Frequently asked questions
Can you write a new-venture auto hauler?
Yes. New-venture trucking is harder to place — most general carriers decline anything under 12 months of authority. We have markets that take it. Expect the first 12 months to price higher than year two; clean history is the main premium driver after the new-venture surcharge runs off.
How much cargo coverage should an auto hauler carry?
Math the worst-case load. Seven cars at $40,000 each is $280,000. One luxury or EV unit on the deck plus six others pushes the worst case past $350,000. We size per-vehicle and per-load limits to the actual mix you haul.
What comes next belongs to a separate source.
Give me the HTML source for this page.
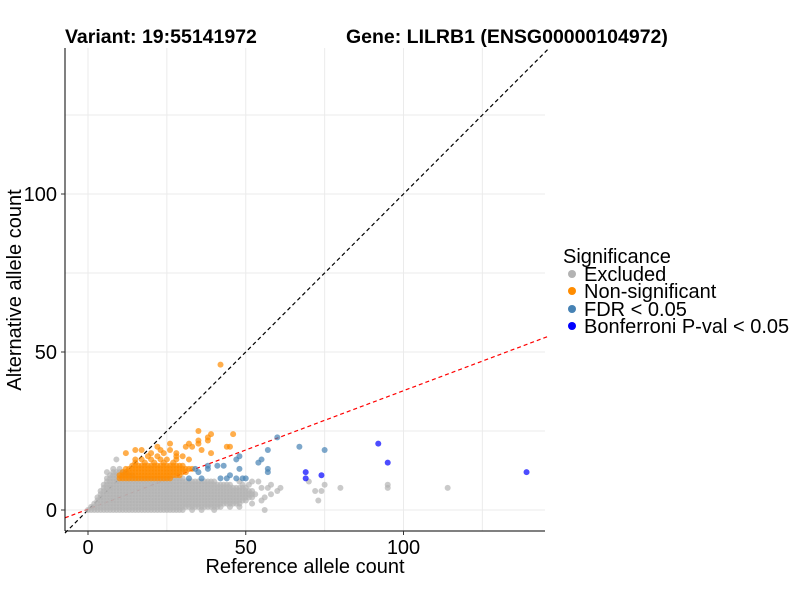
<!DOCTYPE html>
<html><head><meta charset="utf-8"><style>
body{margin:0;background:#fff;}
svg text{font-family:"Liberation Sans",sans-serif;}
</style></head><body>
<svg id="chart" width="800" height="600" xmlns="http://www.w3.org/2000/svg">
<rect width="800" height="600" fill="#fff"/>
<g id="grid"></g>
<g id="lines"></g>
<g id="points"></g>
<line x1="65" y1="48" x2="65" y2="531" stroke="#000" stroke-width="1"/>
<line x1="65" y1="531" x2="545" y2="531" stroke="#000" stroke-width="1"/>
<g id="ticks"></g>
<text x="65" y="43" font-size="19.5" font-weight="bold">Variant: 19:55141972</text>
<text x="346" y="43" font-size="19.5" font-weight="bold">Gene: LILRB1 (ENSG00000104972)</text>
<text x="305" y="573" font-size="20" text-anchor="middle">Reference allele count</text>
<text transform="translate(21,290) rotate(-90)" font-size="20" text-anchor="middle">Alternative allele count</text>
<g>
<text x="563" y="263" font-size="20">Significance</text>
<g><circle cx="572" cy="274" r="4" fill="#b3b3b3"/><text x="584" y="281" font-size="20">Excluded</text></g>
<g><circle cx="572" cy="291" r="4" fill="#ff8c00"/><text x="584" y="298" font-size="20">Non-significant</text></g>
<g><circle cx="572" cy="309" r="4" fill="#4682b4"/><text x="584" y="316" font-size="20">FDR &lt; 0.05</text></g>
<g><circle cx="572" cy="326" r="4" fill="#0000ff"/><text x="584" y="333" font-size="20">Bonferroni P-val &lt; 0.05</text></g>
</g>
</svg>
<script>
// gray cloud as runs: [alt, refStart, refEnd]
const excludedRuns = [[0,0,30],[1,1,42],[2,2,48],[3,3,50],[4,3,52],[5,4,53],[6,4,52],[7,5,50],[8,5,45],[9,6,40],[10,6,30],[11,7,14],[12,8,12]];
const excludedExtra = [[33,0],[36,0],[40,0],[56,0],[45,1],[48,1],[52,2],[55,3],[73,3],[56,4],[58,5],[60,6],[72,6],[74,6],[55,7],[57,7],[61,7],[80,7],[95,7],[114,7],[49,8],[51,8],[58,8],[75,8],[95,8],[48,9],[52,9],[54,9],[70,9],[10,13],[8,13],[9,16],[6,12]];
const orangeRuns = [[10,10,26],[11,10,29],[12,11,31],[13,12,33],[14,14,30]];
const orangeExtra = [[15,15],[18,15],[21,15],[24,15],[27,15],[15,16],[17,16],[20,16],[23,16],[25,16],[28,16],[32,16],[19,17],[22,17],[28,17],[30,17],[12,18],[20,18],[24,18],[28,18],[39,18],[15,19],[17,19],[23,19],[26,19],[36,19],[22,20],[31,20],[33,20],[44,20],[45,20],[32,21],[35,21],[26,21],[35,22],[38,22],[38,23],[39,24],[46,24],[35,25],[42,46]];
const fdrPoints = [[60,23],[67,20],[57,19],[75,19],[55,16],[54,15],[47,16],[48,17],[38,14],[41,14],[43,14],[48,13],[42,10],[44,10],[47,10],[49,10],[50,10],[34,13],[35,12],[36,10],[32,10],[57,13],[57,12],[38,13],[45,11]];
const bonfPoints = [[69,12],[69,10],[74,11],[92,21],[95,15],[139,12]];
const xTicks = [0,50,100];
const yTicks = [0,50,100];
const gridMinor = [25,75,125];

const NS="http://www.w3.org/2000/svg";
const X = v => 88 + v*3.155;
const Y = v => 510 - v*3.16;
function mk(tag, attrs, parent){const e=document.createElementNS(NS,tag);for(const k in attrs)e.setAttribute(k,attrs[k]);parent.appendChild(e);return e;}
const grid=document.getElementById('grid');
xTicks.concat(gridMinor).forEach(v=>{
  const l=mk('line',{x1:X(v),x2:X(v),y1:48,y2:531,stroke:'#ebebeb','stroke-width':1},grid);
  
  
});
yTicks.concat(gridMinor).forEach(v=>{
  const l=mk('line',{x1:65,x2:545,y1:Y(v),y2:Y(v),stroke:'#ebebeb','stroke-width':1},grid);
  
  
});
const ticks=document.getElementById('ticks');
xTicks.forEach(v=>{
  mk('line',{x1:X(v),x2:X(v),y1:531,y2:535,stroke:'#333'},ticks);
  const t=mk('text',{x:X(v),y:554,'font-size':20,'text-anchor':'middle'},ticks);t.textContent=v;
  
  
});
yTicks.forEach(v=>{
  mk('line',{x1:61,x2:65,y1:Y(v),y2:Y(v),stroke:'#333'},ticks);
  const t=mk('text',{x:57,y:Y(v)+7,'font-size':20,'text-anchor':'end'},ticks);t.textContent=v;
  
  
});
const lines=document.getElementById('lines');
const l1=mk('line',{x1:X(-7.3),y1:Y(-7.3),x2:X(146),y2:Y(146),stroke:'#000','stroke-width':1.2,'stroke-dasharray':'4,3'},lines);


const l2=mk('line',{x1:X(-7.3),y1:Y(-7.3*0.375+0.25),x2:X(145.5),y2:Y(145.5*0.375+0.25),stroke:'#ff0000','stroke-width':1.2,'stroke-dasharray':'4,3'},lines);


const pts=document.getElementById('points');
function dot(x,y,c,name){
  const d=mk('circle',{cx:X(x),cy:Y(y),r:3,fill:c,'fill-opacity':0.7},pts);
  
  
}
excludedRuns.forEach(r=>{for(let x=r[1];x<=r[2];x++)dot(x,r[0],'#b3b3b3','point-excluded');});
excludedExtra.forEach(p=>dot(p[0],p[1],'#b3b3b3','point-excluded'));
orangeRuns.forEach(r=>{for(let x=r[1];x<=r[2];x++)dot(x,r[0],'#ff8c00','point-nonsignificant');});
orangeExtra.forEach(p=>dot(p[0],p[1],'#ff8c00','point-nonsignificant'));
fdrPoints.forEach(p=>dot(p[0],p[1],'#4682b4','point-fdr'));
bonfPoints.forEach(p=>dot(p[0],p[1],'#0000ff','point-bonferroni'));
</script>
</body></html>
Do you write enclosed auto haulers?
Yes. Enclosed haulers carry fewer but higher-value units. We recommend higher physical-damage limits because the trailer itself is a six-figure asset, and cargo limits need higher per-vehicle sub-limits to match. The carrier panel for enclosed is narrower than for open.
What's the difference between on-hook and motor truck cargo?
Motor truck cargo covers the vehicles on the deck in transit. On-hook covers cargo while being loaded, secured, or transported on a hook or wheel-lift — typically wrecked, repossessed, or non-running units. Pure roll-on roll-off operations may not need it.
How does the FMCSA BMC-91 filing work?
BMC-91 is the federal financial-responsibility filing for interstate motor carrier authority. It establishes minimum liability — $750,000 floor with most auto-hauler shippers requiring $1,000,000. We file directly with FMCSA on every interstate auto-hauler account. BMC-34 (cargo) is filed separately when the commodity or shipper requires it.